Aim of the task –
Leave out the pictures and repeat the data exactly.

++++ Recorded data ++++

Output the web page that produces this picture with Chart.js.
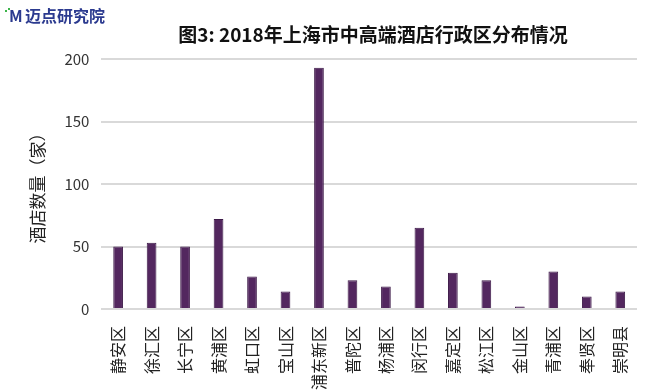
<!DOCTYPE html>
<html>
<head>
<meta charset="utf-8">
<script src="https://cdn.jsdelivr.net/npm/chart.js@4"></script>
<style>
  body { margin: 0; background: #fff; }
  #wrap { width: 650px; height: 391px; }
</style>
</head>
<body>
<div id="wrap"><canvas id="hotelChart"></canvas></div>
<script>
const districts = [
  "静安区", "徐汇区", "长宁区", "黄浦区", "虹口区", "宝山区", "浦东新区", "普陀区",
  "杨浦区", "闵行区", "嘉定区", "松江区", "金山区", "青浦区", "奉贤区", "崇明县"
];
const hotels = [50, 53, 50, 72, 26, 14, 193, 23, 18, 65, 29, 23, 2, 30, 10, 14];
const yTicks = [0, 50, 100, 150, 200];

const FONT = "'Noto Sans CJK SC', 'Noto Sans', sans-serif";

// title + logo drawn by hand so the title sits over the plot, not the canvas
const headerPlugin = {
  id: "header",
  afterDraw(chart) {
    const c = chart.ctx;
    c.save();
    c.textBaseline = "middle";
    // logo
    c.font = "bold 16px " + FONT;
    c.fillStyle = "#2b3a8f";
    c.textAlign = "left";
    c.fillText("M", 9, 16);
    c.fillStyle = "#3cb44a";
    c.fillRect(5, 10, 2, 2);
    c.fillRect(8, 8, 2, 2);
    c.fillStyle = "#2b3a8f";
    c.font = "bold 16px " + FONT;
    c.fillText("迈点研究院", 25, 16);
    // title
    c.font = "bold 19px " + FONT;
    c.fillStyle = "#111";
    c.textAlign = "center";
    c.fillText("图3: 2018年上海市中高端酒店行政区分布情况", 373, 35);
    c.restore();
  }
};

const ctx = document.getElementById("hotelChart");
const hotelChart = new Chart(ctx, {
  type: "bar",
  data: {
    labels: districts,
    datasets: [
      {
        data: hotels,
        backgroundColor: "#53275f",
        borderColor: "#3d1a48",
        borderWidth: 1,
        barPercentage: 0.29,
        categoryPercentage: 1
      }
    ]
  },
  options: {
    responsive: true,
    maintainAspectRatio: false,
    animation: false,
    layout: { padding: { top: 59, right: 13, left: 23, bottom: 0 } },
    plugins: {
      legend: { display: false },
      tooltip: { enabled: false }
    },
    scales: {
      x: {
        grid: { display: false },
        border: { display: false },
        afterFit(axis) {
          axis.height = 82;
        },
        ticks: {
          autoSkip: false,
          maxRotation: 90,
          minRotation: 90,
          padding: 9,
          color: "#222",
          font: { family: FONT, size: 16 }
        }
      },
      y: {
        min: 0,
        max: 200,
        afterBuildTicks(axis) {
          axis.ticks = yTicks.map(v => ({ value: v }));
        },
        grid: { color: "#d9d9d9", lineWidth: 2, drawTicks: false },
        border: { display: false },
        ticks: {
          padding: 12,
          color: "#333",
          font: { family: FONT, size: 15 }
        },
        title: {
          display: true,
          text: "酒店数量（家）",
          color: "#222",
          padding: { bottom: 5 },
          font: { family: FONT, size: 17 }
        }
      }
    }
  },
  plugins: [headerPlugin]
});
</script>
</body>
</html>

++++

Worked answer –
Output the web page that produces this picture with Chart.js.
<!DOCTYPE html>
<html>
<head>
<meta charset="utf-8">
<script src="https://cdn.jsdelivr.net/npm/chart.js@4"></script>
<style>
  body { margin: 0; background: #fff; }
  #wrap { width: 650px; height: 391px; }
</style>
</head>
<body>
<div id="wrap"><canvas id="hotelChart"></canvas></div>
<script>
const districts = [
  "静安区", "徐汇区", "长宁区", "黄浦区", "虹口区", "宝山区", "浦东新区", "普陀区",
  "杨浦区", "闵行区", "嘉定区", "松江区", "金山区", "青浦区", "奉贤区", "崇明县"
];
const hotels = [50, 53, 50, 72, 26, 14, 193, 23, 18, 65, 29, 23, 2, 30, 10, 14];
const yTicks = [0, 50, 100, 150, 200];

const FONT = "'Noto Sans CJK SC', 'Noto Sans', sans-serif";

// title + logo drawn by hand so the title sits over the plot, not the canvas
const headerPlugin = {
  id: "header",
  afterDraw(chart) {
    const c = chart.ctx;
    c.save();
    c.textBaseline = "middle";
    // logo
    c.font = "bold 16px " + FONT;
    c.fillStyle = "#2b3a8f";
    c.textAlign = "left";
    c.fillText("M", 9, 16);
    c.fillStyle = "#3cb44a";
    c.fillRect(5, 10, 2, 2);
    c.fillRect(8, 8, 2, 2);
    c.fillStyle = "#2b3a8f";
    c.font = "bold 16px " + FONT;
    c.fillText("迈点研究院", 25, 16);
    // title
    c.font = "bold 19px " + FONT;
    c.fillStyle = "#111";
    c.textAlign = "center";
    c.fillText("图3: 2018年上海市中高端酒店行政区分布情况", 373, 35);
    c.restore();
  }
};

const ctx = document.getElementById("hotelChart");
const hotelChart = new Chart(ctx, {
  type: "bar",
  data: {
    labels: districts,
    datasets: [
      {
        data: hotels,
        backgroundColor: "#53275f",
        borderColor: "#3d1a48",
        borderWidth: 1,
        barPercentage: 0.29,
        categoryPercentage: 1
      }
    ]
  },
  options: {
    responsive: true,
    maintainAspectRatio: false,
    animation: false,
    layout: { padding: { top: 59, right: 13, left: 23, bottom: 0 } },
    plugins: {
      legend: { display: false },
      tooltip: { enabled: false }
    },
    scales: {
      x: {
        grid: { display: false },
        border: { display: false },
        afterFit(axis) {
          axis.height = 82;
        },
        ticks: {
          autoSkip: false,
          maxRotation: 90,
          minRotation: 90,
          padding: 9,
          color: "#222",
          font: { family: FONT, size: 16 }
        }
      },
      y: {
        min: 0,
        max: 200,
        afterBuildTicks(axis) {
          axis.ticks = yTicks.map(v => ({ value: v }));
        },
        grid: { color: "#d9d9d9", lineWidth: 2, drawTicks: false },
        border: { display: false },
        ticks: {
          padding: 12,
          color: "#333",
          font: { family: FONT, size: 15 }
        },
        title: {
          display: true,
          text: "酒店数量（家）",
          color: "#222",
          padding: { bottom: 5 },
          font: { family: FONT, size: 17 }
        }
      }
    }
  },
  plugins: [headerPlugin]
});
</script>
</body>
</html>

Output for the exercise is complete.